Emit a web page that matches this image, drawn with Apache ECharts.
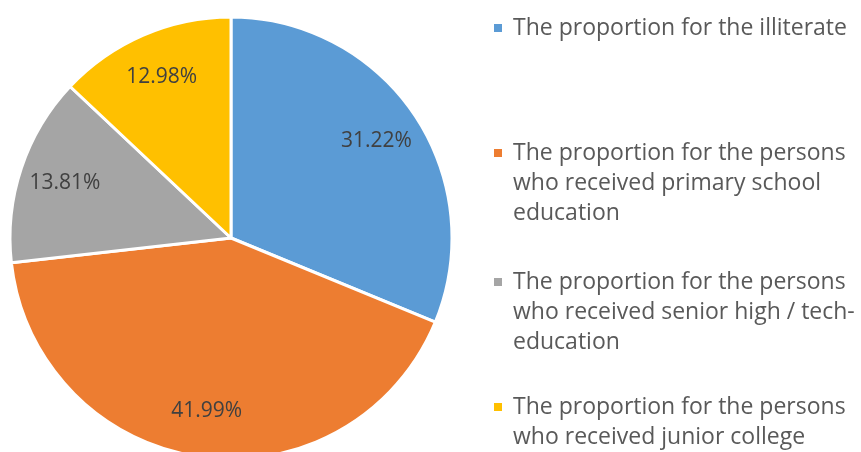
<!DOCTYPE html>
<html>
<head>
<meta charset="utf-8">
<script src="https://cdn.jsdelivr.net/npm/echarts@6/dist/echarts.min.js"></script>
<style>
  html, body { margin: 0; padding: 0; background: #fff; }
  #chart { width: 861px; height: 452px; }
</style>
</head>
<body>
<div id="chart"></div>
<script>
// data
const categories = [
  'The proportion for the illiterate',
  'The proportion for the persons who received primary school education',
  'The proportion for the persons who received senior high / tech-education',
  'The proportion for the persons who received junior college education'
];
const shares = [31.22, 41.99, 13.81, 12.98];
const colors = ['#5B9BD5', '#ED7D31', '#A5A5A5', '#FFC000'];
// how each legend entry wraps in the original
const legendLines = [
  ['The proportion for the illiterate'],
  ['The proportion for the persons', 'who received primary school', 'education'],
  ['The proportion for the persons', 'who received senior high / tech-', 'education'],
  ['The proportion for the persons', 'who received junior college', 'education']
];
const legendTops = [13, 78, 207, 332];

const FONT = '"Open Sans", "Noto Sans", sans-serif';
const chart = echarts.init(document.getElementById('chart'));

const pieData = categories.map((name, i) => ({
  name: name,
  value: shares[i],
  itemStyle: { color: colors[i] }
}));

// one legend block per entry; leading blank lines keep the icon on the first text line
const legends = categories.map((name, i) => {
  const lines = legendLines[i];
  const pad = new Array(lines.length - 1).fill('');
  return {
    data: [name],
    left: 492,
    top: legendTops[i],
    padding: 0,
    itemWidth: 10,
    itemHeight: 10,
    icon: 'rect',
    selectedMode: false,
    formatter: () => pad.concat(lines).join('\n'),
    textStyle: {
      fontFamily: FONT,
      fontSize: 23,
      lineHeight: 30,
      color: '#595959',
      padding: [0, 0, 0, 5]
    }
  };
});

const option = {
  animation: false,
  backgroundColor: '#fff',
  legend: legends,
  series: [
    {
      type: 'pie',
      center: [231, 238],
      radius: 221,
      startAngle: 90,
      clockwise: true,
      silent: true,
      label: { show: false },
      labelLine: { show: false },
      itemStyle: { borderColor: '#fff', borderWidth: 3 },
      data: pieData
    },
    {
      // transparent ring only used to place the percentage labels
      type: 'pie',
      center: [231, 238],
      radius: [123, 221],
      startAngle: 90,
      clockwise: true,
      silent: true,
      avoidLabelOverlap: false,
      itemStyle: { color: 'rgba(0,0,0,0)', borderWidth: 0 },
      label: {
        show: true,
        position: 'inside',
        fontFamily: FONT,
        fontSize: 21,
        color: '#404040',
        formatter: p => p.value.toFixed(2) + '%'
      },
      labelLine: { show: false },
      data: categories.map((name, i) => ({ name: name, value: shares[i] }))
    }
  ]
};

chart.setOption(option);
</script>
</body>
</html>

▬▬▬▬▬▬▬▬▬▬

TASK PROMPT >> Write out the whole listing exactly, and drop the pictures.

RESULT FOR THIS EXERCISE >>
Emit a web page that matches this image, drawn with Apache ECharts.
<!DOCTYPE html>
<html>
<head>
<meta charset="utf-8">
<script src="https://cdn.jsdelivr.net/npm/echarts@6/dist/echarts.min.js"></script>
<style>
  html, body { margin: 0; padding: 0; background: #fff; }
  #chart { width: 861px; height: 452px; }
</style>
</head>
<body>
<div id="chart"></div>
<script>
// data
const categories = [
  'The proportion for the illiterate',
  'The proportion for the persons who received primary school education',
  'The proportion for the persons who received senior high / tech-education',
  'The proportion for the persons who received junior college education'
];
const shares = [31.22, 41.99, 13.81, 12.98];
const colors = ['#5B9BD5', '#ED7D31', '#A5A5A5', '#FFC000'];
// how each legend entry wraps in the original
const legendLines = [
  ['The proportion for the illiterate'],
  ['The proportion for the persons', 'who received primary school', 'education'],
  ['The proportion for the persons', 'who received senior high / tech-', 'education'],
  ['The proportion for the persons', 'who received junior college', 'education']
];
const legendTops = [13, 78, 207, 332];

const FONT = '"Open Sans", "Noto Sans", sans-serif';
const chart = echarts.init(document.getElementById('chart'));

const pieData = categories.map((name, i) => ({
  name: name,
  value: shares[i],
  itemStyle: { color: colors[i] }
}));

// one legend block per entry; leading blank lines keep the icon on the first text line
const legends = categories.map((name, i) => {
  const lines = legendLines[i];
  const pad = new Array(lines.length - 1).fill('');
  return {
    data: [name],
    left: 492,
    top: legendTops[i],
    padding: 0,
    itemWidth: 10,
    itemHeight: 10,
    icon: 'rect',
    selectedMode: false,
    formatter: () => pad.concat(lines).join('\n'),
    textStyle: {
      fontFamily: FONT,
      fontSize: 23,
      lineHeight: 30,
      color: '#595959',
      padding: [0, 0, 0, 5]
    }
  };
});

const option = {
  animation: false,
  backgroundColor: '#fff',
  legend: legends,
  series: [
    {
      type: 'pie',
      center: [231, 238],
      radius: 221,
      startAngle: 90,
      clockwise: true,
      silent: true,
      label: { show: false },
      labelLine: { show: false },
      itemStyle: { borderColor: '#fff', borderWidth: 3 },
      data: pieData
    },
    {
      // transparent ring only used to place the percentage labels
      type: 'pie',
      center: [231, 238],
      radius: [123, 221],
      startAngle: 90,
      clockwise: true,
      silent: true,
      avoidLabelOverlap: false,
      itemStyle: { color: 'rgba(0,0,0,0)', borderWidth: 0 },
      label: {
        show: true,
        position: 'inside',
        fontFamily: FONT,
        fontSize: 21,
        color: '#404040',
        formatter: p => p.value.toFixed(2) + '%'
      },
      labelLine: { show: false },
      data: categories.map((name, i) => ({ name: name, value: shares[i] }))
    }
  ]
};

chart.setOption(option);
</script>
</body>
</html>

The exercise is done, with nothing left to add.